Il servo, chiamato ‘malvagio’ e ‘pigro’, ad alcuni può sembrare solo un servo prudente che per maggior garanzia ha preferito proteggere il suo talento sotto terra piuttosto che ‘rischiare’ l’investimento.

Quest’uomo pensa insomma di aver agito correttamente, di non aver defraudato nessuno tantomeno Dio al quale viene anzi restituito il talento iniziale. Ma è proprio questo atto a irritare il padrone che intima di togliere tutto al servo malvagio, anche quel poco che ha, e di gettarlo nelle tenebre.

Ciò che di sbagliato c’è nell’inattività apparentemente innocua del servo lo si capisce dalle parole con cui si giustifica davanti a Dio: «So che sei un uomo duro, che mieti dove non hai seminato e raccogli dove non hai sparso; per paura andai a nascondere il talento sotterra: ecco qui il tuo».

C’è un’immagine sbagliata di Dio a determinare il comportamento negativo del servo. Un Dio che appare duro, dall’azione arbitraria (raccogli dove non hai seminato) e di cui si teme il giudizio.

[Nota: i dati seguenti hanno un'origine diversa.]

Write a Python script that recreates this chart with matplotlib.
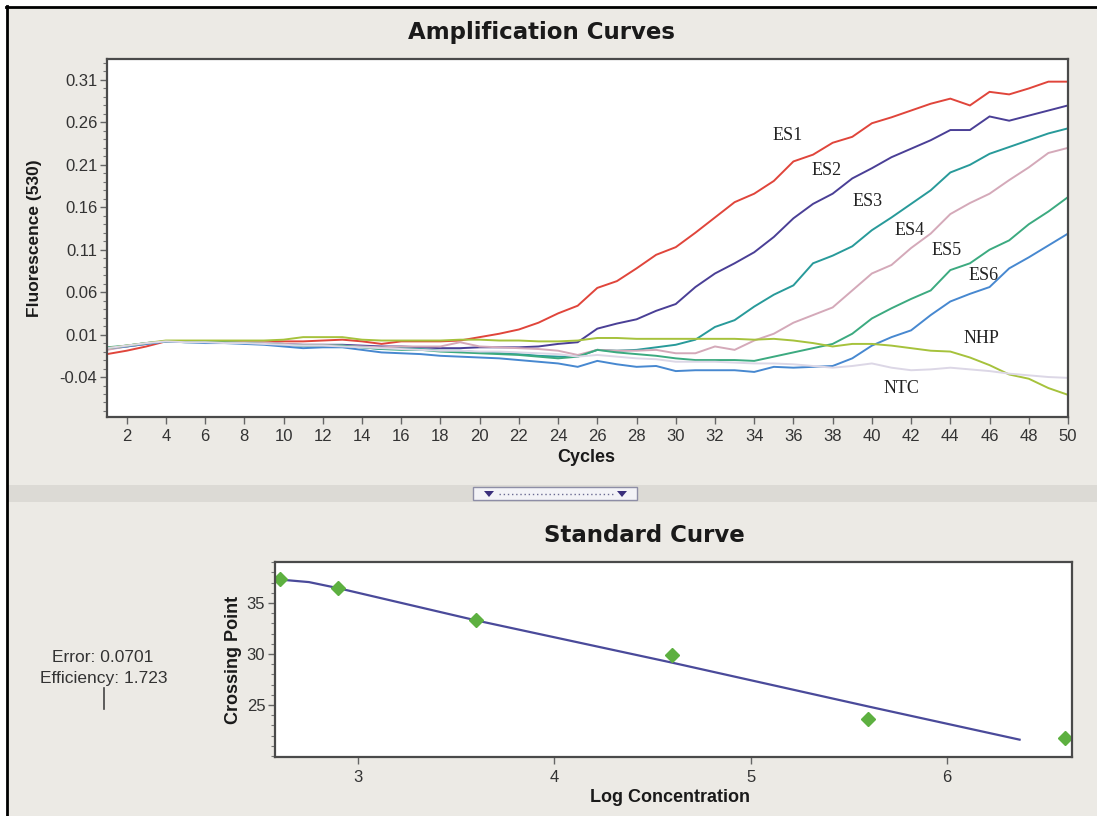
import matplotlib
matplotlib.use("Agg")
import matplotlib.pyplot as plt
from matplotlib.ticker import FixedLocator, MultipleLocator
from matplotlib.patches import Rectangle, Polygon
from matplotlib.lines import Line2D

# ---------------- data ----------------
cycles = list(range(1, 51))

es1 = [-0.013, -0.009, -0.004, 0.002, 0.002, 0.002, 0.002, 0.002, 0.002, 0.002,
       0.002, 0.003, 0.004, 0.002, -0.001, 0.002, 0.002, 0.002, 0.003, 0.007,
       0.011, 0.016, 0.024, 0.035, 0.044, 0.065, 0.073, 0.088, 0.104, 0.113,
       0.130, 0.148, 0.166, 0.176, 0.191, 0.214, 0.222, 0.236, 0.243, 0.259,
       0.266, 0.274, 0.282, 0.288, 0.280, 0.296, 0.293, 0.300, 0.308, 0.308]
es2 = [-0.007, -0.004, -0.001, 0.002, 0.002, 0.001, 0.001, 0.000, 0.000, -0.001,
       -0.002, -0.002, -0.002, -0.003, -0.004, -0.004, -0.005, -0.006, -0.006, -0.005,
       -0.005, -0.005, -0.004, -0.001, 0.001, 0.017, 0.023, 0.028, 0.038, 0.046,
       0.066, 0.082, 0.094, 0.107, 0.125, 0.147, 0.164, 0.176, 0.194, 0.206,
       0.219, 0.229, 0.239, 0.251, 0.251, 0.267, 0.262, 0.268, 0.274, 0.280]
es3 = [-0.006, -0.003, 0.000, 0.002, 0.001, 0.001, 0.001, 0.000, -0.001, -0.002,
       -0.003, -0.003, -0.003, -0.005, -0.007, -0.006, -0.007, -0.009, -0.009, -0.011,
       -0.012, -0.013, -0.015, -0.016, -0.016, -0.008, -0.009, -0.008, -0.005, -0.002,
       0.004, 0.019, 0.027, 0.043, 0.057, 0.068, 0.094, 0.103, 0.114, 0.133,
       0.148, 0.164, 0.180, 0.201, 0.210, 0.223, 0.231, 0.239, 0.247, 0.253]
es4 = [-0.008, -0.004, -0.001, 0.002, 0.002, 0.001, 0.001, 0.001, 0.001, -0.001,
       -0.002, -0.002, -0.003, -0.004, -0.005, -0.004, -0.004, -0.004, 0.001, -0.004,
       -0.005, -0.006, -0.007, -0.009, -0.014, -0.008, -0.009, -0.009, -0.008, -0.012,
       -0.012, -0.004, -0.008, 0.003, 0.011, 0.024, 0.033, 0.042, 0.062, 0.082,
       0.092, 0.112, 0.129, 0.152, 0.165, 0.176, 0.192, 0.207, 0.224, 0.230]
es5 = [-0.005, -0.003, 0.000, 0.002, 0.002, 0.001, 0.001, 0.000, -0.001, -0.002,
       -0.003, -0.003, -0.003, -0.005, -0.007, -0.008, -0.008, -0.010, -0.011, -0.012,
       -0.013, -0.014, -0.016, -0.018, -0.016, -0.008, -0.011, -0.013, -0.015, -0.018,
       -0.020, -0.020, -0.020, -0.021, -0.016, -0.011, -0.006, -0.001, 0.011, 0.029,
       0.041, 0.052, 0.062, 0.086, 0.094, 0.110, 0.121, 0.140, 0.155, 0.172]
es6 = [-0.006, -0.004, -0.001, 0.002, 0.001, 0.000, 0.000, -0.001, -0.002, -0.004,
       -0.006, -0.005, -0.005, -0.008, -0.011, -0.012, -0.013, -0.015, -0.016, -0.017,
       -0.018, -0.020, -0.022, -0.024, -0.028, -0.021, -0.025, -0.028, -0.027, -0.033,
       -0.032, -0.032, -0.032, -0.034, -0.028, -0.029, -0.028, -0.027, -0.018, -0.003,
       0.007, 0.015, 0.033, 0.049, 0.058, 0.066, 0.088, 0.101, 0.115, 0.129]
nhp = [-0.006, -0.003, 0.000, 0.003, 0.003, 0.003, 0.003, 0.003, 0.003, 0.004,
       0.007, 0.007, 0.007, 0.004, 0.003, 0.003, 0.003, 0.003, 0.004, 0.004,
       0.003, 0.003, 0.002, 0.002, 0.003, 0.006, 0.006, 0.005, 0.005, 0.005,
       0.005, 0.005, 0.005, 0.004, 0.005, 0.003, 0.000, -0.004, -0.001, -0.001,
       -0.003, -0.006, -0.009, -0.010, -0.017, -0.026, -0.037, -0.042, -0.053, -0.061]
ntc = [-0.006, -0.003, 0.000, 0.002, 0.001, 0.001, 0.000, 0.000, -0.001, -0.002,
       -0.003, -0.003, -0.004, -0.005, -0.006, -0.007, -0.008, -0.009, -0.009, -0.010,
       -0.010, -0.011, -0.012, -0.013, -0.016, -0.014, -0.016, -0.018, -0.019, -0.022,
       -0.022, -0.022, -0.023, -0.024, -0.024, -0.025, -0.027, -0.029, -0.027, -0.024,
       -0.029, -0.032, -0.031, -0.029, -0.031, -0.033, -0.036, -0.038, -0.040, -0.041]

series_names = ["ES1", "ES2", "ES3", "ES4", "ES5", "ES6", "NHP", "NTC"]
series_values = [es1, es2, es3, es4, es5, es6, nhp, ntc]
series_colors = ["#E0453B", "#4A3F96", "#289A9A", "#D4A9B9",
                 "#3CAA80", "#4788D0", "#A6C23C", "#DCD7E6"]
# label anchor (cycle, fluorescence)
label_pos = [(35.7, 0.245), (37.7, 0.203), (39.8, 0.167), (41.9, 0.133),
             (43.8, 0.109), (45.7, 0.080), (45.6, 0.005), (41.5, -0.053)]

amp_yticks = [0.31, 0.26, 0.21, 0.16, 0.11, 0.06, 0.01, -0.04]
amp_xticks = list(range(2, 51, 2))

log_conc = [2.6, 2.9, 3.6, 4.6, 5.6, 6.6]
crossing_pt = [37.35, 36.47, 33.33, 29.9, 23.63, 21.76]
fit_x = [2.6, 2.75, 2.9, 3.6, 4.6, 5.6, 6.37]
fit_y = [37.3, 37.05, 36.45, 33.3, 29.15, 24.85, 21.6]
std_yticks = [25, 30, 35]
std_xticks = [3, 4, 5, 6]

error_val = "0.0701"
efficiency_val = "1.723"

# ---------------- figure ----------------
W, H = 1097, 816
fig = plt.figure(figsize=(W / 100, H / 100), dpi=100)
fig.patch.set_facecolor("white")


def fx(px):
    return px / W


def fy(py):
    return 1 - py / H


# window panel, frame and splitter bar
fig.add_artist(Rectangle((fx(8), 0), 1 - fx(8), fy(8), transform=fig.transFigure,
                         facecolor="#ECEAE5", edgecolor="none", zorder=-10))
fig.add_artist(Line2D([fx(7), fx(7)], [0, fy(6)], transform=fig.transFigure,
                      color="black", lw=2.0))
fig.add_artist(Line2D([fx(6), 1], [fy(7), fy(7)], transform=fig.transFigure,
                      color="black", lw=2.0))
fig.add_artist(Rectangle((fx(8), fy(502)), 1 - fx(8), (502 - 485) / H,
                         transform=fig.transFigure, facecolor="#DCDAD5",
                         edgecolor="none", zorder=-9))
fig.add_artist(Rectangle((fx(473), fy(500)), (637 - 473) / W, (500 - 487) / H,
                         transform=fig.transFigure, facecolor="#F3F3F7",
                         edgecolor="#8E8EA6", lw=1.0, zorder=-8))
for cx in (489, 622):
    fig.add_artist(Polygon([(fx(cx - 5), fy(491)), (fx(cx + 5), fy(491)),
                            (fx(cx), fy(497))], closed=True,
                           transform=fig.transFigure, facecolor="#3A2F7C",
                           edgecolor="none", zorder=-7))
fig.add_artist(Line2D([fx(499), fx(614)], [fy(494), fy(494)],
                      transform=fig.transFigure, color="#6B6B92", lw=1.0,
                      ls=(0, (1, 2)), zorder=-7))

spine_col = "#4A4A4A"
tick_col = "#333333"
sans = "Liberation Sans"


def style_axes(ax):
    ax.set_facecolor("white")
    for s in ax.spines.values():
        s.set_color(spine_col)
        s.set_linewidth(1.6)
    ax.tick_params(axis="both", which="major", direction="out", length=5,
                   width=1.0, color="#666666", labelsize=12, labelcolor=tick_col,
                   pad=2)
    ax.tick_params(axis="both", which="minor", direction="out", length=3,
                   width=0.8, color="#777777")
    ax.tick_params(axis="x", which="major", pad=4)
    for lab in ax.get_xticklabels() + ax.get_yticklabels():
        lab.set_fontfamily(sans)


# ---------------- amplification curves ----------------
ax1 = fig.add_axes([fx(107), fy(417), (1068 - 107) / W, (417 - 59) / H])
for name, vals, col in zip(series_names, series_values, series_colors):
    ax1.plot(cycles, vals, color=col, lw=1.4, solid_joinstyle="miter")
for name, (cx, cy) in zip(series_names, label_pos):
    ax1.text(cx, cy, name, ha="center", va="center", fontsize=13,
             family="Liberation Serif", color="#222222")
ax1.set_xlim(1, 50)
ax1.set_ylim(-0.0871, 0.3347)
ax1.yaxis.set_major_locator(FixedLocator(amp_yticks))
ax1.yaxis.set_minor_locator(MultipleLocator(0.01))
ax1.set_yticklabels([f"{v:.2f}" for v in amp_yticks])
ax1.xaxis.set_major_locator(FixedLocator(amp_xticks))
ax1.set_xticklabels([str(v) for v in amp_xticks])
style_axes(ax1)

fig.text(fx(542), fy(33), "Amplification Curves", ha="center", va="center",
         fontsize=16.5, fontweight="bold", family="DejaVu Sans", color="#1A1A1A")
fig.text(fx(35), fy(238), "Fluorescence (530)", rotation=90, ha="center",
         va="center", fontsize=12.5, fontweight="bold", family=sans, color="#1A1A1A")
fig.text(fx(586), fy(457), "Cycles", ha="center", va="center", fontsize=13,
         fontweight="bold", family=sans, color="#1A1A1A")

# ---------------- standard curve ----------------
ax2 = fig.add_axes([fx(275), fy(757), (1072 - 275) / W, (757 - 562) / H])
ax2.plot(fit_x, fit_y, color="#4A4A9A", lw=1.6)
ax2.plot(log_conc, crossing_pt, ls="none", marker="D", ms=7,
         color="#5DB040", mec="#5DB040")
ax2.set_xlim(2.577, 6.637)
ax2.set_ylim(19.9, 39.02)
ax2.yaxis.set_major_locator(FixedLocator(std_yticks))
ax2.yaxis.set_minor_locator(MultipleLocator(1))
ax2.xaxis.set_major_locator(FixedLocator(std_xticks))
ax2.set_yticklabels([str(v) for v in std_yticks])
ax2.set_xticklabels([str(v) for v in std_xticks])
style_axes(ax2)

fig.text(fx(644), fy(536), "Standard Curve", ha="center", va="center",
         fontsize=16.5, fontweight="bold", family="DejaVu Sans", color="#1A1A1A")
fig.text(fx(233), fy(660), "Crossing Point", rotation=90, ha="center",
         va="center", fontsize=13, fontweight="bold", family=sans, color="#1A1A1A")
fig.text(fx(670), fy(798), "Log Concentration", ha="center", va="center",
         fontsize=13, fontweight="bold", family=sans, color="#1A1A1A")

fig.text(fx(103), fy(657), f"Error: {error_val}", ha="center", va="center",
         fontsize=12.5, family=sans, color="#333333")
fig.text(fx(104), fy(678), f"Efficiency: {efficiency_val}", ha="center",
         va="center", fontsize=12.5, family=sans, color="#333333")
fig.add_artist(Line2D([fx(104), fx(104)], [fy(688), fy(709)],
                      transform=fig.transFigure, color="#444444", lw=1.2))

fig.savefig("out.png", dpi=100, facecolor=fig.get_facecolor())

Il servo si è costruito un’immagine di Dio che appare diversa dal signore che torna e loda i servi fedeli invitandoli ad entrare con lui ‘nella gioia’ e a prendere parte ad una festa. Nell’atteggiamento del servo c’è un chiaro rifiuto dell’eredità del Padre, un rifiuto del dono e della Parola. Il servo pigro non vuole correre rischi e sembra limitarsi a vivere un presente senza attesa.

Ad essere lodata o biasimata dal padrone non è l’intelligenza economica. I tre servi devono rendere conto essenzialmente della loro capacità di essere responsabili, in grado cioè di rispondere (re-spondere) della fiducia ricevuta. Il regno è perciò un dono che va investito e che, fin da subito, richiede un’attesa operosa e coraggiosa di chi si mette in gioco, di chi rischia la propria vita per gli altri e non si accontenta solo di ciò che ha ma che si apre alla condivisione facendo fruttificare i doni ricevuti.

Così scriveva il cardinale Carlo Maria Martini qualche mese prima di morire «Paura e indifferenza sono entrambi presenti nella Chiesa. Gesù risveglierà e scuoterà gli indifferenti e incoraggerà i timorosi. Oggi è difficile far parte della Chiesa ed esserne soltanto un membro passivo. Ma chi agisce e assume responsabilità può cambiare molte cose. (….) Cristo non ha oggi altre mani e altra bocca che la tua e la mia».